14 février, 20h. Benoît a mis les petits plats dans les grands, et un dîner aux chandelles plus que romantique attend son mari sur la véranda. Il compte bien le surprendre. La soirée se passe bien, mais, alors qu’il revient avec le dessert, son valentin lui dit : « C’est dommage de devoir attendre la Saint-Valentin pour passer des moments comme ça. »

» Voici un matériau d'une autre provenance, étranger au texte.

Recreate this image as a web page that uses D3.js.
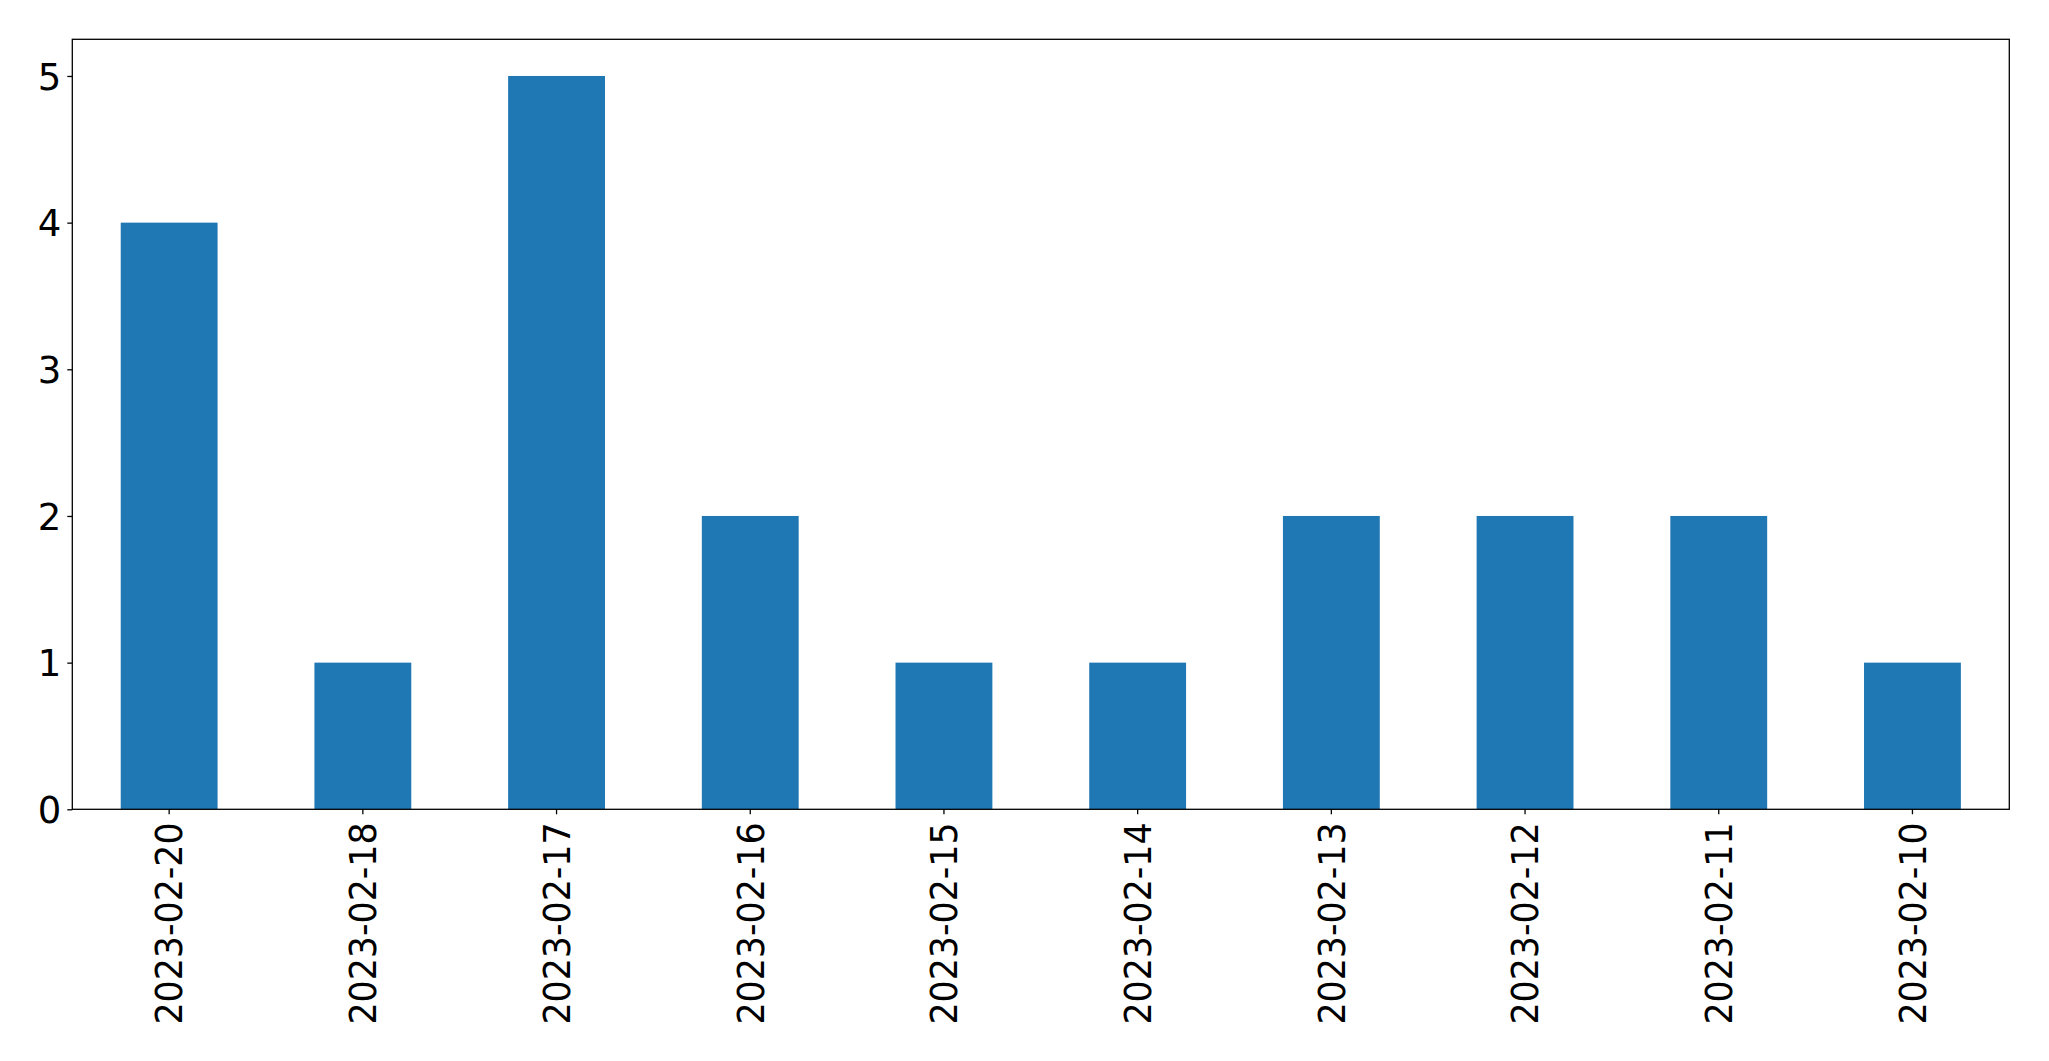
<!DOCTYPE html>
<html><head><meta charset="utf-8">
<script src="https://cdn.jsdelivr.net/npm/d3@7"></script>
<style>html,body{margin:0;padding:0;background:#fff;}svg{display:block;}</style>
</head><body>
<script>
const categories = ["2023-02-20","2023-02-18","2023-02-17","2023-02-16","2023-02-15","2023-02-14","2023-02-13","2023-02-12","2023-02-11","2023-02-10"];
const values = [4,1,5,2,1,1,2,2,2,1];
const yTicks = [0,1,2,3,4,5];

const W = 2049, H = 1061;
const m = {left:72.3, right:2049-2009.3, top:39.3, bottom:1061-809.3};
const iw = W - m.left - m.right, ih = H - m.top - m.bottom;
const svg = d3.select("body").append("svg").attr("width",W).attr("height",H);
const g = svg.append("g").attr("transform",`translate(${m.left},${m.top})`);

const x = d3.scaleBand().domain(categories).range([0,iw]).paddingInner(0.5).paddingOuter(0.25);
const y = d3.scaleLinear().domain([0,5.25]).range([ih,0]);

g.selectAll("rect.bar").data(values).join("rect").attr("class","bar")
  .attr("x",(d,i)=>x(categories[i])).attr("width",x.bandwidth())
  .attr("y",d=>y(d)).attr("height",d=>y(0)-y(d)).attr("fill","#1f77b4");

const font = "DejaVu Sans";
const fs = 37;
const ya = g.append("g").call(d3.axisLeft(y).tickValues(yTicks).tickSize(5).tickPadding(6).tickFormat(d3.format("d")));
ya.select(".domain").remove();
ya.selectAll("line").attr("stroke","#000").attr("stroke-width",1.3);
ya.selectAll("text").attr("font-family",font).attr("font-size",fs).attr("fill","#000").attr("dy","0.36em");

const xa = g.append("g").attr("transform",`translate(0,${ih})`).call(d3.axisBottom(x).tickSize(5).tickPadding(10));
xa.select(".domain").remove();
xa.selectAll("line").attr("stroke","#000").attr("stroke-width",1.3);
xa.selectAll("text").attr("font-family",font).attr("font-size",fs).attr("fill","#000")
  .attr("transform","rotate(-90) scale(0.94,1)").attr("text-anchor","end").attr("x",-14).attr("y",0).attr("dy","0.36em");

g.append("rect").attr("x",0).attr("y",0).attr("width",iw).attr("height",ih)
  .attr("fill","none").attr("stroke","#000").attr("stroke-width",1.3);
</script>
</body></html>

Ni une ni deux, Benoît prévoit, le 3 mars, date prise au hasard, de l’inviter au restaurant pour une soirée en amoureux. Avant même d’arriver au restaurant, son mari lui dit avec un sourire, qu’il perçoit légèrement déçu : « C’est dommage qu’il faille que je te le demande. Ce qui serait vraiment romantique, c’est que tu y penses sans que je te le demande»

Cette anecdote illustre à la perfection ce que les thérapeutes brefs appellent les « injonctions paradoxales », ces « ordres » (qui n’en sont pas forcément au sens stricte du terme, mais selon l’épistémologie du modèle de Palo Alto, toute communication est un ordre) qui, que l’on y obéisse ou pas, font que ce n’est jamais satisfaisant. Dans le couple, l’injonction paradoxale la plus courante est « prends des initiatives ». Si l’on n’y obéit pas, on ne prend pas d’initiative, si l’on y obéit, on ne l’est pas non plus puisqu’on a obéi, on n’a donc pas vraiment pris l’initiative.

« Sois naturel, dit le photographe, non pas comme ça. »

Une mère offre à son fils deux cravates. Une rouge et une bleue. Le lendemain, pour lui faire plaisir, il en met une, au hasard, la rouge, et va rejoindre sa famille. En le voyant arriver, la mère dit : « Je savais que tu n’aimais pas la bleue. » L’injonction paradoxale nous met dans cette situation extrêmement inconfortable où quoi que l’on fasse, on est perdant. Si cet homme avait mis la cravate bleue, il aurait eu droit à la même réflexion, et s’il n’en avait mis aucune n’en parlons pas. La seule chose qui lui restait à faire était donc de mettre les deux cravates en même temps. Mais on l’aurait pris un fou.

Ces exemples peuvent prêter à sourire, même si l’on se doute que les personnes qui subissent ces injonctions paradoxales en souffrent. Mais ils concernent des adultes, qui, sans doute avec un peu d’aide (parce qu’il est difficile de se sortir soi-même d’une telle situation, comme le baron de Munchhausen, tombé dans un étang, qui aurait réussi à s’en sortir (avec son cheval) en se tirant lui-même par les cheveux), pourraient lever ces injonctions en métacommuniquant (en communiquant au sujet de la communication). « Chéri, j’ai l’impression que quoi que je fasse ça ne va pas, ça me fait de la peine. J’ai donc décidé de ne plus prendre aucune initiative romantique, je crois que tu es plus doué que moi pour ça», « Maman, tu as vu, j’ai mis les deux cravates en même temps pour te prouver que je les aime autant que je t’aime. »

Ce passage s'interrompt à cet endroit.